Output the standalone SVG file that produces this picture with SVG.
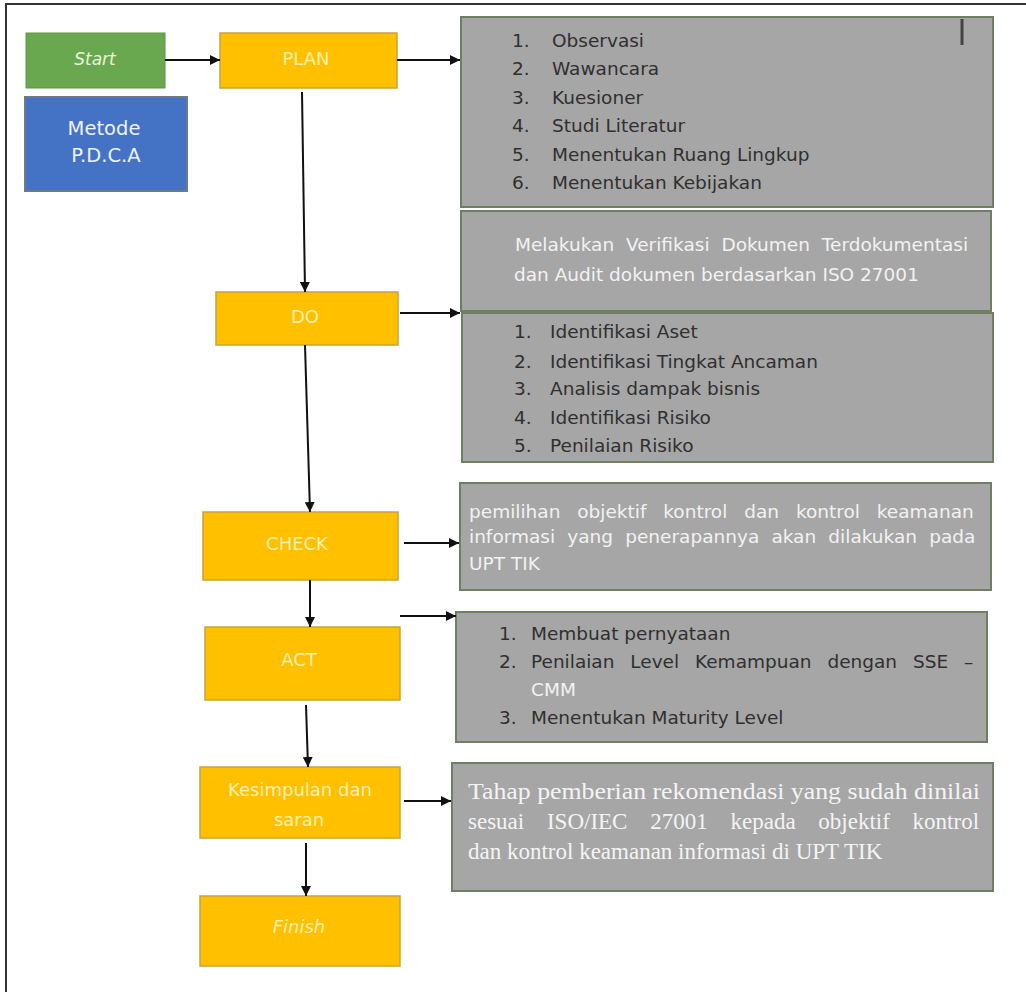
<svg xmlns="http://www.w3.org/2000/svg" width="1026" height="997" viewBox="0 0 1026 997">
<defs>
<marker id="ah" viewBox="0 0 10 10" refX="10" refY="5" markerWidth="10" markerHeight="10" markerUnits="userSpaceOnUse" orient="auto">
<path d="M0,0 L10,5 L0,10 z" fill="#111"/>
</marker>
<style>
.frame{fill:none;stroke:#333;stroke-width:2}
.org{fill:#ffc000;stroke:#c9a43a;stroke-width:1.5}
.gry{fill:#a6a6a6;stroke:#6f7f63;stroke-width:2}
.lbl{font-family:"DejaVu Sans","Liberation Sans",sans-serif;font-size:18px;fill:#fff0b0;text-anchor:middle}
.lst{font-family:"DejaVu Sans","Liberation Sans",sans-serif;font-size:18.5px;fill:#303030}
.par{font-family:"DejaVu Sans","Liberation Sans",sans-serif;font-size:18.5px;fill:#f2f2f2}
.ser{font-family:"Liberation Serif","Times New Roman",serif;font-size:23px;fill:#f4f4f4}
.con{stroke:#111;stroke-width:2;fill:none;marker-end:url(#ah)}
</style>
</defs>
<rect width="1026" height="997" fill="#fff"/>
<path class="frame" d="M6,992 L6,4 L1026,4"/>

<g id="start">
<rect x="26" y="33" width="139" height="55" fill="#6aa84f" stroke="#5e9546" stroke-width="1"/>
<text x="95" y="65" class="lbl" font-style="italic" style="fill:#e8f5dc;font-size:17px">Start</text>
</g>
<g id="metode">
<rect x="25" y="97" width="162" height="94" fill="#4472c4" stroke="#6b7b8a" stroke-width="2"/>
<text x="104" y="135" class="lbl" style="fill:#eef2fb;font-size:19.5px">Metode</text>
<text x="106" y="162" class="lbl" style="fill:#eef2fb;font-size:19.5px">P.D.C.A</text>
</g>
<g id="plan">
<rect x="220" y="33" width="177" height="55" class="org"/>
<text x="306" y="65" class="lbl">PLAN</text>
</g>
<g id="do">
<rect x="216" y="292" width="182" height="53" class="org"/>
<text x="305" y="323" class="lbl">DO</text>
</g>
<g id="check">
<rect x="203" y="512" width="195" height="68" class="org"/>
<text x="297" y="550" class="lbl">CHECK</text>
</g>
<g id="act">
<rect x="205" y="627" width="195" height="73" class="org"/>
<text x="299" y="666" class="lbl">ACT</text>
</g>
<g id="kesimpulan">
<rect x="200" y="767" width="200" height="71" class="org"/>
<text x="300" y="796" class="lbl">Kesimpulan dan</text>
<text x="299" y="826" class="lbl">saran</text>
</g>
<g id="finish">
<rect x="200" y="896" width="200" height="70" class="org"/>
<text x="299" y="933" class="lbl" font-style="italic">Finish</text>
</g>

<g id="plan-list">
<rect x="461" y="17" width="532" height="190" class="gry"/>
<line x1="962" y1="19" x2="962" y2="45" stroke="#444" stroke-width="3"/>
<text class="lst" x="512" y="47">1.</text><text class="lst" x="552" y="47">Observasi</text>
<text class="lst" x="512" y="75">2.</text><text class="lst" x="552" y="75">Wawancara</text>
<text class="lst" x="512" y="104">3.</text><text class="lst" x="552" y="104">Kuesioner</text>
<text class="lst" x="512" y="132">4.</text><text class="lst" x="552" y="132">Studi Literatur</text>
<text class="lst" x="512" y="161">5.</text><text class="lst" x="552" y="161">Menentukan Ruang Lingkup</text>
<text class="lst" x="512" y="189">6.</text><text class="lst" x="552" y="189">Menentukan Kebijakan</text>
</g>
<g id="do-verif">
<rect x="461" y="211" width="530" height="100" class="gry"/>
<text class="par" x="515" y="251" word-spacing="6">Melakukan Verifikasi Dokumen Terdokumentasi</text>
<text class="par" x="514" y="281">dan Audit dokumen berdasarkan ISO 27001</text>
</g>
<g id="do-list">
<rect x="462" y="313" width="531" height="149" class="gry"/>
<text class="lst" x="514" y="338">1.</text><text class="lst" x="550" y="338">Identifikasi Aset</text>
<text class="lst" x="514" y="368">2.</text><text class="lst" x="550" y="368">Identifikasi Tingkat Ancaman</text>
<text class="lst" x="514" y="395">3.</text><text class="lst" x="550" y="395">Analisis dampak bisnis</text>
<text class="lst" x="514" y="424">4.</text><text class="lst" x="550" y="424">Identifikasi Risiko</text>
<text class="lst" x="514" y="452">5.</text><text class="lst" x="550" y="452">Penilaian Risiko</text>
</g>
<g id="check-text">
<rect x="460" y="483" width="531" height="107" class="gry"/>
<text class="par" x="469" y="518" word-spacing="11">pemilihan objektif kontrol dan kontrol keamanan</text>
<text class="par" x="469" y="543" word-spacing="6.3">informasi yang penerapannya akan dilakukan pada</text>
<text class="par" x="469" y="570">UPT TIK</text>
</g>
<g id="act-list">
<rect x="456" y="612" width="531" height="130" class="gry"/>
<text class="lst" x="499" y="640">1.</text><text class="lst" x="531" y="640">Membuat pernyataan</text>
<text class="lst" x="499" y="668">2.</text><text class="lst" x="531" y="668" word-spacing="10">Penilaian Level Kemampuan dengan SSE –</text>
<text class="par" x="531" y="696">CMM</text>
<text class="lst" x="499" y="724">3.</text><text class="lst" x="531" y="724">Menentukan Maturity Level</text>
</g>
<g id="kesimpulan-text">
<rect x="452" y="763" width="541" height="128" class="gry"/>
<text class="ser" x="468" y="799" textLength="512" lengthAdjust="spacingAndGlyphs">Tahap pemberian rekomendasi yang sudah dinilai</text>
<text class="ser" x="468" y="829" word-spacing="17">sesuai ISO/IEC 27001 kepada objektif kontrol</text>
<text class="ser" x="468" y="859">dan kontrol keamanan informasi di UPT TIK</text>
</g>

<g id="connectors">
<line class="con" x1="165" y1="60" x2="220" y2="60"/>
<line class="con" x1="397" y1="60" x2="460" y2="60"/>
<line class="con" x1="302" y1="92" x2="305" y2="292"/>
<line class="con" x1="400" y1="313" x2="460" y2="313"/>
<line class="con" x1="305" y1="345" x2="310" y2="512"/>
<line class="con" x1="404" y1="543" x2="459" y2="543"/>
<line class="con" x1="310" y1="580" x2="310" y2="627"/>
<line class="con" x1="400" y1="616" x2="456" y2="616"/>
<line class="con" x1="306" y1="705" x2="308" y2="767"/>
<line class="con" x1="404" y1="801" x2="451" y2="801"/>
<line class="con" x1="306" y1="843" x2="306" y2="896"/>
</g>
</svg>
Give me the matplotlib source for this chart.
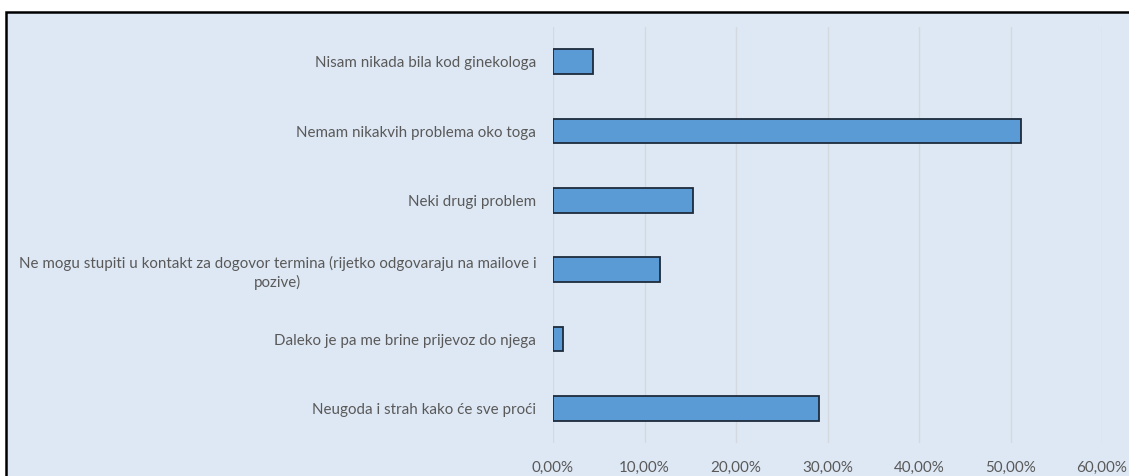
import matplotlib
matplotlib.use("Agg")
import matplotlib.pyplot as plt
from matplotlib.patches import Rectangle
from matplotlib.ticker import FuncFormatter

categories = [
    "Nisam nikada bila kod ginekologa",
    "Nemam nikakvih problema oko toga",
    "Neki drugi problem",
    "Ne mogu stupiti u kontakt za dogovor termina (rijetko odgovaraju na mailove i\npozive)",
    "Daleko je pa me brine prijevoz do njega",
    "Neugoda i strah kako će sve proći",
]
values = [4.4, 51.2, 15.3, 11.7, 1.1, 29.1]
x_ticks = [0, 10, 20, 30, 40, 50, 60]

W, H = 1129, 476
BG = "#DEE8F4"
TEXT = "#595959"

plt.rcParams["font.family"] = ["Lato", "DejaVu Sans"]

fig = plt.figure(figsize=(W / 100, H / 100), dpi=100)
fig.patch.set_facecolor("white")

# chart area with black frame (extends past the right/bottom edges)
frame = Rectangle((6 / W, -0.1), 1.2, 1 - 11.5 / H + 0.1, transform=fig.transFigure,
                  facecolor=BG, edgecolor="black", linewidth=1.8, zorder=-10)
fig.patches.append(frame)

left, right, top, bottom = 553, 1102, 27, 443
ax = fig.add_axes([left / W, 1 - bottom / H, (right - left) / W, (bottom - top) / H])
ax.set_zorder(5)
ax.set_facecolor("none")

ypos = list(range(len(categories)))
ax.barh(ypos, values, height=0.36, color="#5B9BD5", edgecolor="#1E2B3C",
        linewidth=1.3, zorder=3)
ax.set_ylim(len(categories) - 0.5, -0.5)
ax.set_xlim(0, 60)
ax.set_xticks(x_ticks)
ax.xaxis.set_major_formatter(FuncFormatter(lambda v, p: f"{v:.2f}%".replace(".", ",")))
ax.set_yticks(ypos)
ax.set_yticklabels(categories, multialignment="center", linespacing=1.3)

ax.grid(axis="x", color="#D3D9DF", linewidth=1, zorder=0)
ax.grid(axis="y", visible=False)
for s in ax.spines.values():
    s.set_visible(False)
ax.tick_params(axis="both", length=0, colors=TEXT, labelsize=10.9)
ax.tick_params(axis="y", pad=12)
ax.tick_params(axis="x", pad=13)

fig.savefig("out.png", dpi=100, facecolor=fig.get_facecolor())
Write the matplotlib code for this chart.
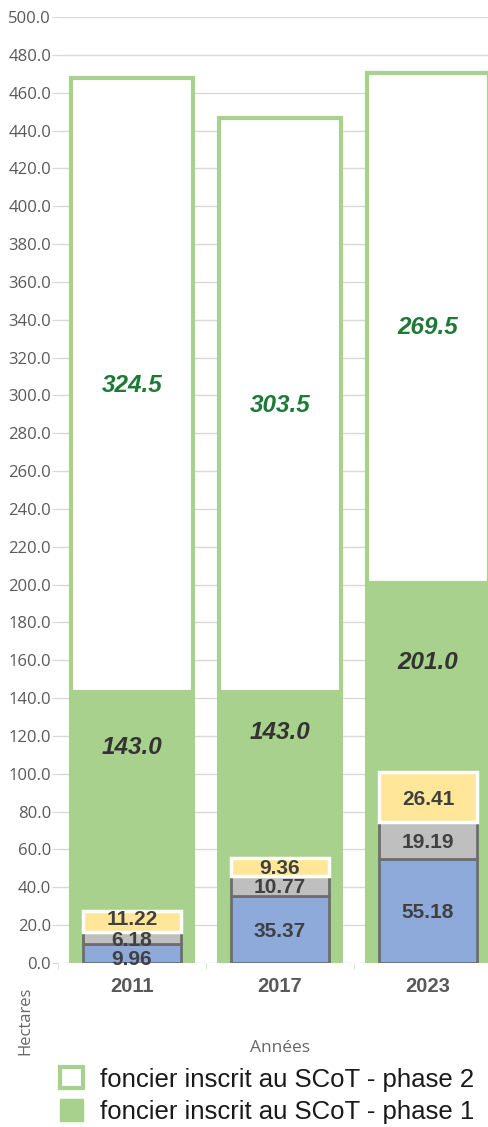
import matplotlib.pyplot as plt
from matplotlib.patches import Patch
from matplotlib.ticker import FixedLocator, FormatStrFormatter

plt.rcParams['font.family'] = ['Liberation Sans', 'DejaVu Sans']

# Foncier (hectares) par année
years = ['2011', '2017', '2023']
phase1 = [143.0, 143.0, 201.0]
phase2 = [324.5, 303.5, 269.5]
conso_blue = [9.96, 35.37, 55.18]
conso_grey = [6.18, 10.77, 19.19]
conso_yellow = [11.22, 9.36, 26.41]

# where the phase 1 value is written inside the green bar
phase1_label_y = [114, 122, 159]
# small vertical nudges (points) so the thin 2011 segments stay readable
blue_nudge = [-3, 0, 0]
yellow_nudge = [3, 0, 0]

GREEN = '#a9d18e'
DARK_GREEN = '#1d7a36'
TXT = '#404040'

fig = plt.figure(figsize=(4.88, 11.27), dpi=100)
ax = fig.add_axes([58 / 488, 164 / 1127, 444 / 488, 946 / 1127])

x = list(range(len(years)))

# phase 1 (filled) and phase 2 (outlined, stacked on phase 1)
ax.bar(x, phase1, width=0.855, color=GREEN, zorder=2)
ax.bar(x, phase2, bottom=phase1, width=0.82, facecolor='white',
       edgecolor=GREEN, linewidth=3, zorder=2)

# inner stacked bars
b2 = [a + b for a, b in zip(conso_blue, conso_grey)]
ax.bar(x, conso_blue, width=0.665, color='#8eaadb', edgecolor='#6e6e6e',
       linewidth=2, zorder=3)
ax.bar(x, conso_grey, bottom=conso_blue, width=0.665, color='#bfbfbf',
       edgecolor='#6e6e6e', linewidth=2, zorder=3)
ax.bar(x, conso_yellow, bottom=b2, width=0.665, color='#ffe699',
       edgecolor='white', linewidth=2.5, zorder=4)

small = dict(ha='center', va='center_baseline', fontsize=15,
             fontweight='bold', color=TXT, zorder=5,
             textcoords='offset points')
for i in x:
    ax.text(i, phase1[i] + phase2[i] / 2, f'{phase2[i]:.1f}', ha='center',
            va='center', fontsize=17.5, fontweight='bold', style='italic',
            color=DARK_GREEN, zorder=5)
    ax.text(i, phase1_label_y[i], f'{phase1[i]:.1f}', ha='center',
            va='center', fontsize=17.5, fontweight='bold', style='italic',
            color='#333333', zorder=5)
    ax.annotate(f'{conso_blue[i]:.2f}', (i, conso_blue[i] / 2),
                xytext=(0, blue_nudge[i]), **small)
    ax.annotate(f'{conso_grey[i]:.2f}', (i, conso_blue[i] + conso_grey[i] / 2),
                xytext=(0, 0), **small)
    ax.annotate(f'{conso_yellow[i]:.2f}', (i, b2[i] + conso_yellow[i] / 2),
                xytext=(0, yellow_nudge[i]), **small)

ax.set_xlim(-0.5, 2.5)
ax.set_ylim(0, 500)
ax.yaxis.set_major_locator(FixedLocator(range(0, 501, 20)))
ax.yaxis.set_major_formatter(FormatStrFormatter('%.1f'))
ax.grid(axis='y', color='#d9d9d9', linewidth=1, zorder=0)
ax.set_axisbelow(True)
for s in ax.spines.values():
    s.set_visible(False)

ax.set_xticks(x)
ax.set_xticklabels(years, fontsize=14.5, fontweight='bold', color='#595959')
ax.set_xticks([-0.5, 0.5, 1.5, 2.5], minor=True)
ax.tick_params(axis='x', which='major', length=0, pad=10)
ax.tick_params(axis='x', which='minor', length=4, color='#d9d9d9')
ax.tick_params(axis='y', length=4, color='#d9d9d9', labelsize=12,
               labelcolor='#595959', pad=1)
for lbl in ax.get_yticklabels():
    lbl.set_fontfamily('Open Sans')

fig.text(25 / 488, 1 - 1021 / 1127, 'Hectares', rotation=90, ha='center',
         va='center', fontsize=12, color='#666666', family='Open Sans')
fig.text(280 / 488, 1 - 1048 / 1127, 'Années', ha='center', va='center',
         fontsize=12.5, color='#666666', family='Open Sans')

handles = [Patch(facecolor='white', edgecolor=GREEN, linewidth=3,
                 label='foncier inscrit au SCoT - phase 2'),
           Patch(facecolor=GREEN, edgecolor=GREEN,
                 label='foncier inscrit au SCoT - phase 1')]
fig.legend(handles=handles, loc='upper left',
           bbox_to_anchor=(60 / 488, 1 - 1067 / 1127), frameon=False,
           fontsize=18.5, handlelength=0.9, handleheight=0.9,
           handletextpad=0.65, labelspacing=0.3, borderpad=0,
           borderaxespad=0, labelcolor='#1a1a1a')

fig.savefig('out.png', dpi=100)
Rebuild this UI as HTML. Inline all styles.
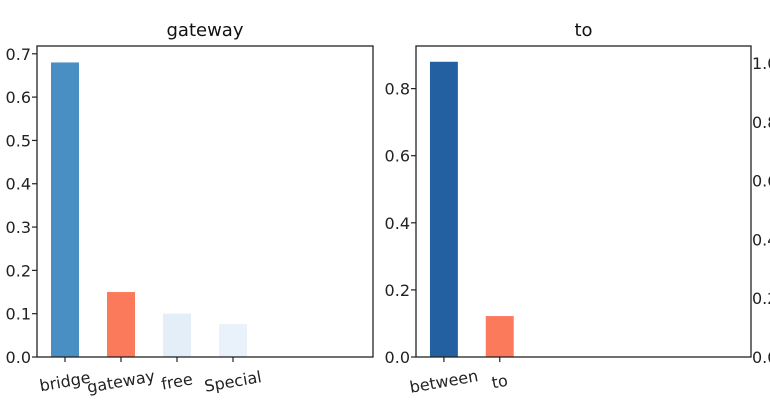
<!DOCTYPE html>
<html><head><meta charset="utf-8"><style>
html,body{margin:0;padding:0;background:#fff;}
svg{display:block;font-family:"DejaVu Sans","Liberation Sans",sans-serif;}
</style></head><body>
<svg id="chart" width="770" height="414" viewBox="0 0 770 414"></svg>
<script>
const leftCats = ["bridge","gateway","free","Special"];
const leftVals = [0.68,0.15,0.1,0.076];
const leftColors = ["#4a8fc4","#fc7a5c","#e3eef9","#e9f1fa"];
const leftTicks = [0,0.1,0.2,0.3,0.4,0.5,0.6,0.7];
const rightCats = ["between","to"];
const rightVals = [0.88,0.122];
const rightColors = ["#2260a2","#fc7a5c"];
const rightTicks = [0,0.2,0.4,0.6,0.8];
const thirdTicks = [0,0.2,0.4,0.6,0.8,1.0];

const NS="http://www.w3.org/2000/svg";
const svg=document.getElementById('chart');
function mk(tag,attrs,parent){const e=document.createElementNS(NS,tag);for(const k in attrs)e.setAttribute(k,attrs[k]);(parent||svg).appendChild(e);return e;}

function panel(name,x0,x1,y0,y1,ymax,cats,vals,colors,ticks,title){
  const g=mk('g',{});
  
  
  const xs=i=>x0+(i+0.5)*(x1-x0)/6;
  const ys=v=>y1-v/ymax*(y1-y0);
  const bw=0.5*(x1-x0)/6;
  cats.forEach((c,i)=>{
    const r=mk('rect',{x:xs(i)-bw/2,y:ys(vals[i]),width:bw,height:ys(0)-ys(vals[i]),fill:colors[i]},g);
    
    
    mk('line',{x1:xs(i),x2:xs(i),y1:y1,y2:y1+5,stroke:'#222','stroke-width':1.2},g);
    const t=mk('text',{x:xs(i),y:y1+30,'font-size':16,'text-anchor':'middle',fill:'#222',transform:`rotate(-10 ${xs(i)} ${y1+25})`},g);
    t.textContent=c;
    
    
  });
  ticks.forEach(v=>{
    mk('line',{x1:x0-5,x2:x0,y1:ys(v),y2:ys(v),stroke:'#222','stroke-width':1.2},g);
    const t=mk('text',{x:x0-6,y:ys(v)+6,'font-size':16,'text-anchor':'end',fill:'#222'},g);
    t.textContent=v.toFixed(1);
    
    
  });
  const f=mk('rect',{x:x0,y:y0,width:x1-x0,height:y1-y0,fill:'none',stroke:'#222','stroke-width':1.3},g);
  
  
  const tt=mk('text',{x:(x0+x1)/2,y:y0-10,'font-size':18,'text-anchor':'middle',fill:'#111'},g);
  tt.textContent=title;
  
  
}
panel('gateway',37,373,46,357,0.718,leftCats,leftVals,leftColors,leftTicks,'gateway');
panel('to',416,751,46,357,0.927,rightCats,rightVals,rightColors,rightTicks,'to');
const g3=mk('g',{});


thirdTicks.forEach(v=>{
  const y=357-v/1.0*(357-63);
  const t=mk('text',{x:752,y:y+6,'font-size':16,fill:'#222'},g3);
  t.textContent=v.toFixed(1);
  
  
});
</script>
</body></html>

========

:: Work required ::
Leave out the pictures and transcribe exactly the lines from the one containing "Rebuild this UI as HTML. Inline all styles." through the one containing "const thirdTicks = [0,0.2,0.4,0.6,0.8,1.0];".

:: Solution to this problem ::
Rebuild this UI as HTML. Inline all styles.
<!DOCTYPE html>
<html><head><meta charset="utf-8"><style>
html,body{margin:0;padding:0;background:#fff;}
svg{display:block;font-family:"DejaVu Sans","Liberation Sans",sans-serif;}
</style></head><body>
<svg id="chart" width="770" height="414" viewBox="0 0 770 414"></svg>
<script>
const leftCats = ["bridge","gateway","free","Special"];
const leftVals = [0.68,0.15,0.1,0.076];
const leftColors = ["#4a8fc4","#fc7a5c","#e3eef9","#e9f1fa"];
const leftTicks = [0,0.1,0.2,0.3,0.4,0.5,0.6,0.7];
const rightCats = ["between","to"];
const rightVals = [0.88,0.122];
const rightColors = ["#2260a2","#fc7a5c"];
const rightTicks = [0,0.2,0.4,0.6,0.8];
const thirdTicks = [0,0.2,0.4,0.6,0.8,1.0];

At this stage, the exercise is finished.